• GIVEN EXERCISE
Omit all pictures and transcribe only the lines in the entries below that run from the line with "Give me the" through the line with "const colors = ['#5b9bd5', '#ed7d31', '#a5a5a5'];".

Raw records
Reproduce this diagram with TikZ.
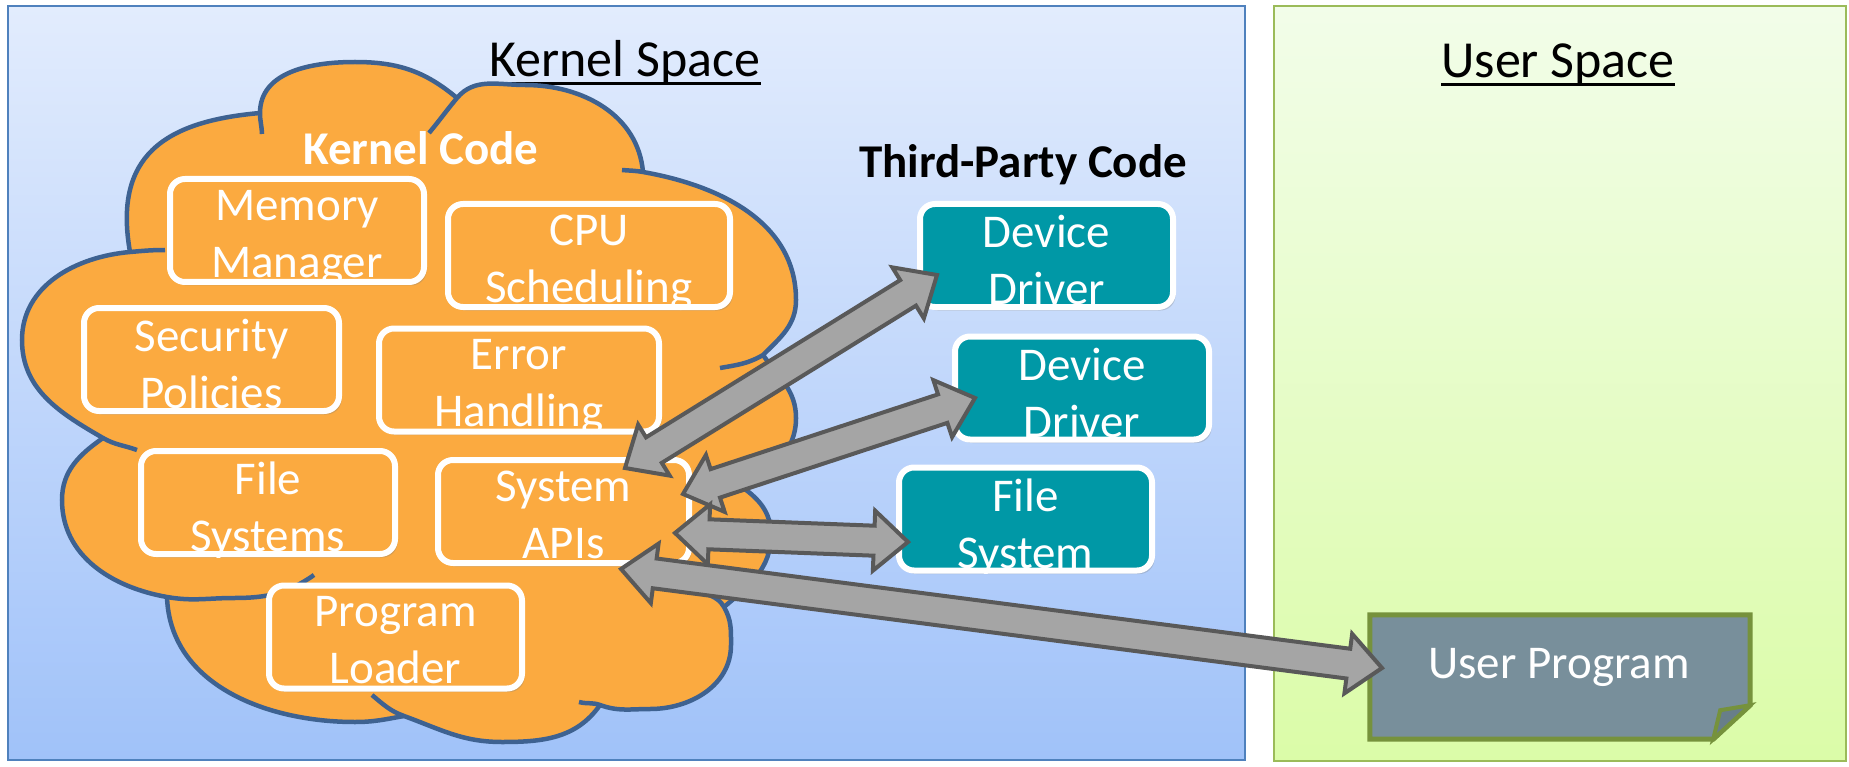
\documentclass[tikz,border=0pt]{standalone}
\usepackage{fontspec}
\setmainfont{Carlito}
\usetikzlibrary{calc,shadows}

\definecolor{kspTop}{RGB}{226,236,253}
\definecolor{kspBot}{RGB}{160,194,249}
\definecolor{kspLine}{RGB}{79,129,189}
\definecolor{uspTop}{RGB}{242,253,233}
\definecolor{uspBot}{RGB}{219,252,168}
\definecolor{uspLine}{RGB}{155,187,89}
\definecolor{cloudFill}{RGB}{251,170,64}
\definecolor{cloudLine}{RGB}{62,98,145}
\definecolor{tpTeal}{RGB}{0,152,166}
\definecolor{arrFill}{RGB}{165,165,165}
\definecolor{arrLine}{RGB}{89,89,89}
\definecolor{upFill}{RGB}{120,143,155}
\definecolor{upFold}{RGB}{104,126,138}
\definecolor{upLine}{RGB}{118,146,60}

\tikzset{
  panel/.style={inner sep=0pt, line width=2pt},
  title/.style={inner sep=0pt, anchor=base, font=\fontsize{52}{62}\selectfont},
  heading/.style={inner sep=0pt, anchor=base, font=\fontsize{47}{56}\selectfont\bfseries},
  modbox/.style={draw=white, line width=6pt, rounded corners=15pt, minimum height=103pt,
    inner sep=0pt, drop shadow={shadow xshift=2.5pt, shadow yshift=-3.5pt, opacity=0.3}},
  kbox/.style={modbox, fill=cloudFill},
  tbox/.style={modbox, fill=tpTeal},
  boxtext/.style={text=white, align=center, inner sep=0pt, anchor=north,
    font=\fontsize{47}{57}\selectfont},
  cloudedge/.style={draw=cloudLine, line width=4.5pt, line cap=butt},
  blockarrow/.style={draw=arrLine, fill=arrFill, line width=4pt, line join=miter},
}

% rounded module box with its label clipped to the box
\newcommand\modnode[6]{%
  \node[#1, minimum width=#5pt] (#2) at (#3,#4) {};
  \begin{scope}
    \clip[rounded corners=15pt] (#2.south west) rectangle (#2.north east);
    \node[boxtext] (#2-t) at ($(#2.north)+(0,14)$) {#6};
  \end{scope}}

% double-headed block arrow between two named points
\def\arrHL{34pt}
\def\arrHW{30pt}
\def\arrSW{15pt}
\newcommand\dblarrow[2]{%
  \draw[blockarrow] (#1)
    -- ($(#1)!\arrHL!(#2)!\arrHW!90:(#2)$)
    -- ($(#1)!\arrHL!(#2)!\arrSW!90:(#2)$)
    -- ($(#2)!\arrHL!(#1)!\arrSW!-90:(#1)$)
    -- ($(#2)!\arrHL!(#1)!\arrHW!-90:(#1)$)
    -- (#2)
    -- ($(#2)!\arrHL!(#1)!\arrHW!90:(#1)$)
    -- ($(#2)!\arrHL!(#1)!\arrSW!90:(#1)$)
    -- ($(#1)!\arrHL!(#2)!\arrSW!-90:(#2)$)
    -- ($(#1)!\arrHL!(#2)!\arrHW!-90:(#2)$)
    -- cycle;}

\begin{document}
\begin{tikzpicture}[x=1pt, y=-1pt]
\useasboundingbox (0,0) rectangle (1849,767);

% the two address spaces
\node[panel, draw=kspLine, top color=kspTop, bottom color=kspBot,
      minimum width=1237pt, minimum height=754pt] (kpanel) at (626.5,383) {};
\node[panel, draw=uspLine, top color=uspTop, bottom color=uspBot,
      minimum width=572pt, minimum height=755pt] (upanel) at (1560,383.5) {};

\node[title] (kst) at (625,77) {Kernel Space};
\draw[line width=3pt] ($(kst.base west)+(0,7)$) -- ($(kst.base east)+(0,7)$);
\node[title] (ust) at (1558,78) {User Space};
\draw[line width=3pt] ($(ust.base west)+(0,7)$) -- ($(ust.base east)+(0,7)$);

% kernel cloud: lobes meeting at cusps
\fill[cloudFill]
  (130,252) to[out=100, in=185, looseness=1.3] (260,113)
  to[out=90, in=180] (355,62) to[out=0, in=140] (457,98)
  to[out=50, in=180] (525,85) to[out=0, in=95] (643,172)
  to[out=-10, in=90] (796,300) to[out=-90, in=45] (763,355)
  to[out=-55, in=90] (796,418) to[out=-90, in=30] (742,487)
  to[out=-35, in=90] (771,535) to[out=-90, in=40] (724,607)
  to[out=-60, in=90] (731,645) to[out=-90, in=0] (650,709) to[out=180, in=-20] (600,705)
  to[out=-125, in=0] (502,742) to[out=180, in=-20] (404,716)
  to[out=-170, in=0] (355,722) to[out=180, in=-88] (167,597)
  to[out=170, in=-90] (62,500) to[out=90, in=-145] (103,438)
  to[out=150, in=-90] (22,340) to[out=90, in=185] (130,252)
  -- cycle;
% lobe arcs, some running a little past their cusps into the cloud
\draw[cloudedge] (130,252) to[out=100, in=185, looseness=1.3] (260,113);
\draw[cloudedge] (262,134) to[out=92, in=-90] (260,113)
  to[out=90, in=180] (355,62) to[out=0, in=140] (457,98);
\draw[cloudedge] (429,133) to[out=50, in=-130] (457,98)
  to[out=50, in=180] (525,85) to[out=0, in=95] (643,172);
\draw[cloudedge] (622,170) to[out=-5, in=170] (643,172)
  to[out=-10, in=90] (796,300) to[out=-90, in=45] (763,355)
  to[out=-150, in=10] (720,368);
\draw[cloudedge] (763,355) to[out=-55, in=90] (796,418) to[out=-90, in=30] (742,487);
\draw[cloudedge] (742,487) to[out=-35, in=90] (771,535) to[out=-90, in=40] (724,607);
\draw[cloudedge] (694,590) to[out=-20, in=120] (724,607)
  to[out=-60, in=90] (731,645) to[out=-90, in=0] (650,709) to[out=180, in=-20] (600,705)
  to[out=160, in=-15] (579,702);
\draw[cloudedge] (600,705) to[out=-125, in=0] (502,742) to[out=180, in=-20] (404,716)
  to[out=160, in=-40] (372,695);
\draw[cloudedge] (404,716) to[out=-170, in=0] (355,722) to[out=180, in=-88] (167,597);
\draw[cloudedge] (314,575) to[out=-145, in=0] (234,598) to[out=180, in=-10] (167,597)
  to[out=170, in=-90] (62,500) to[out=90, in=-145] (103,438);
\draw[cloudedge] (137,450) to[out=160, in=-30] (103,438)
  to[out=150, in=-90] (22,340) to[out=90, in=185] (130,252) to[out=5, in=180] (165,250);

\node[heading, text=white] (kct) at (421,165) {Kernel Code};
\node[heading] (tpt) at (1023,178) {Third-Party Code};

% kernel modules
\modnode{kbox}{mm}{297}{230.5}{254}{Memory\\Manager}
\modnode{kbox}{cpu}{589}{255.5}{282}{CPU\\Scheduling}
\modnode{kbox}{sp}{211.5}{359.5}{255}{Security\\Policies}
\modnode{kbox}{eh}{519}{380}{280}{Error\\Handling}
\modnode{kbox}{fs}{268}{502.5}{254}{File\\Systems}
\modnode{kbox}{sa}{563.5}{511.5}{251}{System\\APIs}
\modnode{kbox}{pl}{395.5}{637}{253}{Program\\Loader}

% third-party modules
\modnode{tbox}{dd1}{1046.5}{255.5}{253}{Device\\Driver}
\modnode{tbox}{dd2}{1082}{388}{254}{Device\\Driver}
\modnode{tbox}{fsys}{1025.5}{519}{253}{File\\System}

% user program (folded-corner note)
\node[inner sep=0pt, minimum width=380pt, minimum height=124pt] (up) at (1560,677) {};
\draw[draw=upLine, fill=upFill, line width=5pt, line join=miter]
  (up.north west) -- (up.north east) -- ($(up.south east)+(0,-34)$)
  -- ($(up.south east)+(-37,0)$) -- (up.south west) -- cycle;
\draw[draw=upLine, fill=upFold, line width=4pt, line join=miter]
  ($(up.south east)+(-37,0)$) -- ($(up.south east)+(-30,-29)$)
  -- ($(up.south east)+(0,-34)$) -- cycle;
\node[text=white, inner sep=0pt, anchor=base, font=\fontsize{47}{57}\selectfont]
  (upt) at (1559,678) {User Program};

% system call paths
\coordinate (a1k) at (625,468);  \coordinate (a1d) at (937,275);
\coordinate (a2k) at (683,494);  \coordinate (a2d) at (975,398);
\coordinate (a3k) at (675,533);  \coordinate (a3d) at (908,542);
\coordinate (a4k) at (621,569);  \coordinate (a4u) at (1382,668);
\dblarrow{a1k}{a1d}
\dblarrow{a2k}{a2d}
\dblarrow{a3k}{a3d}
\dblarrow{a4k}{a4u}
\end{tikzpicture}
\end{document}
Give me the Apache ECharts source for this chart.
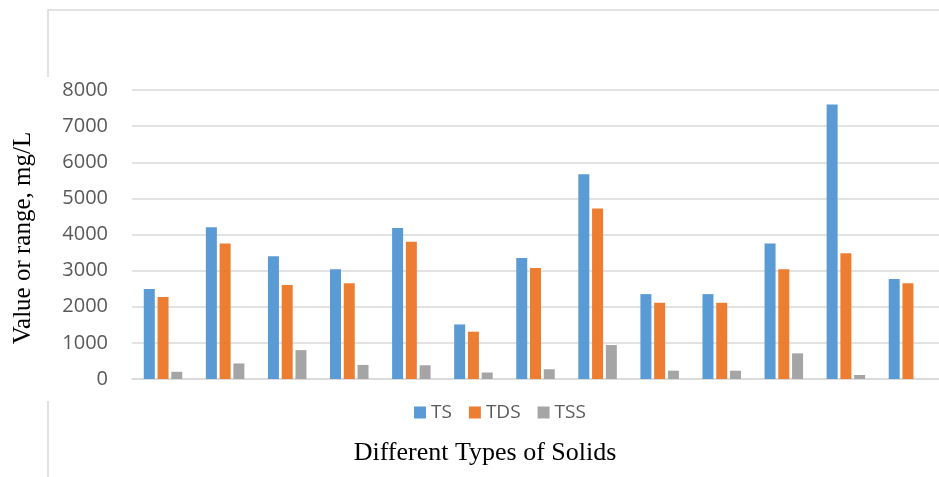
<!DOCTYPE html>
<html>
<head>
<meta charset="utf-8">
<script src="https://cdn.jsdelivr.net/npm/echarts@6/dist/echarts.min.js"></script>
<style>
  html, body { margin: 0; padding: 0; background: #ffffff; }
  #chart { width: 939px; height: 477px; }
</style>
</head>
<body>
<div id="chart"></div>
<script>
// Sample groups (13 samples) and solids measurements in mg/L
const categories = ['1', '2', '3', '4', '5', '6', '7', '8', '9', '10', '11', '12', '13'];
const seriesNames = ['TS', 'TDS', 'TSS'];
const tsValues  = [2490, 4200, 3400, 3040, 4180, 1510, 3350, 5670, 2350, 2350, 3750, 7600, 2770];
const tdsValues = [2270, 3750, 2600, 2650, 3800, 1310, 3070, 4720, 2110, 2110, 3040, 3480, 2650];
const tssValues = [200, 430, 800, 390, 380, 180, 270, 940, 230, 230, 710, 110, 0];
const yTicks = { min: 0, max: 8000, interval: 1000 };
const colors = ['#5b9bd5', '#ed7d31', '#a5a5a5'];

const chart = echarts.init(document.getElementById('chart'), null, { renderer: 'canvas' });

const frameLine = { stroke: '#d9d9d9', lineWidth: 1.5 };
const tickFont = { fontFamily: 'Open Sans', fontSize: 20, color: '#595959' };
const legendFont = { fontFamily: 'Open Sans', fontSize: 19, color: '#595959' };

function barSeries(name, values, idx) {
  return {
    name: name,
    type: 'bar',
    data: values,
    barWidth: 11,
    barGap: '25%',
    itemStyle: { color: colors[idx] },
    emphasis: { disabled: true }
  };
}

chart.setOption({
  animation: false,
  color: colors,
  grid: { left: 132, right: 0, top: 90, bottom: 98, containLabel: false },
  legend: {
    data: seriesNames,
    left: 409,
    top: 398,
    icon: 'rect',
    itemWidth: 12,
    itemHeight: 12,
    itemGap: 17,
    textStyle: legendFont
  },
  xAxis: {
    type: 'category',
    data: categories,
    axisLabel: { show: false },
    axisTick: { show: false },
    axisLine: { show: true, lineStyle: { color: '#d9d9d9', width: 1.5 } }
  },
  yAxis: {
    type: 'value',
    min: yTicks.min,
    max: yTicks.max,
    interval: yTicks.interval,
    axisLine: { show: false },
    axisTick: { show: false },
    axisLabel: Object.assign({ margin: 24, formatter: function (v) { return String(v); } }, tickFont),
    splitLine: { lineStyle: { color: '#d9d9d9', width: 1.5 } }
  },
  graphic: [
    { type: 'polyline', shape: { points: [[48, 77], [48, 10], [939, 10]] }, style: frameLine, silent: true },
    { type: 'line', shape: { x1: 48, y1: 401, x2: 48, y2: 477 }, style: frameLine, silent: true },
    {
      type: 'text',
      x: 23, y: 238,
      rotation: Math.PI / 2,
      style: {
        text: 'Value or range, mg/L',
        font: '25px "Liberation Serif"',
        fill: '#000000',
        align: 'center',
        verticalAlign: 'middle'
      },
      silent: true
    },
    {
      type: 'text',
      x: 485, y: 453,
      style: {
        text: 'Different Types of Solids',
        font: '26px "Liberation Serif"',
        fill: '#000000',
        align: 'center',
        verticalAlign: 'middle'
      },
      silent: true
    }
  ],
  series: [
    barSeries(seriesNames[0], tsValues, 0),
    barSeries(seriesNames[1], tdsValues, 1),
    barSeries(seriesNames[2], tssValues, 2)
  ]
});
</script>
</body>
</html>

• EXERCISE RESPONSE
Give me the Apache ECharts source for this chart.
<!DOCTYPE html>
<html>
<head>
<meta charset="utf-8">
<script src="https://cdn.jsdelivr.net/npm/echarts@6/dist/echarts.min.js"></script>
<style>
  html, body { margin: 0; padding: 0; background: #ffffff; }
  #chart { width: 939px; height: 477px; }
</style>
</head>
<body>
<div id="chart"></div>
<script>
// Sample groups (13 samples) and solids measurements in mg/L
const categories = ['1', '2', '3', '4', '5', '6', '7', '8', '9', '10', '11', '12', '13'];
const seriesNames = ['TS', 'TDS', 'TSS'];
const tsValues  = [2490, 4200, 3400, 3040, 4180, 1510, 3350, 5670, 2350, 2350, 3750, 7600, 2770];
const tdsValues = [2270, 3750, 2600, 2650, 3800, 1310, 3070, 4720, 2110, 2110, 3040, 3480, 2650];
const tssValues = [200, 430, 800, 390, 380, 180, 270, 940, 230, 230, 710, 110, 0];
const yTicks = { min: 0, max: 8000, interval: 1000 };
const colors = ['#5b9bd5', '#ed7d31', '#a5a5a5'];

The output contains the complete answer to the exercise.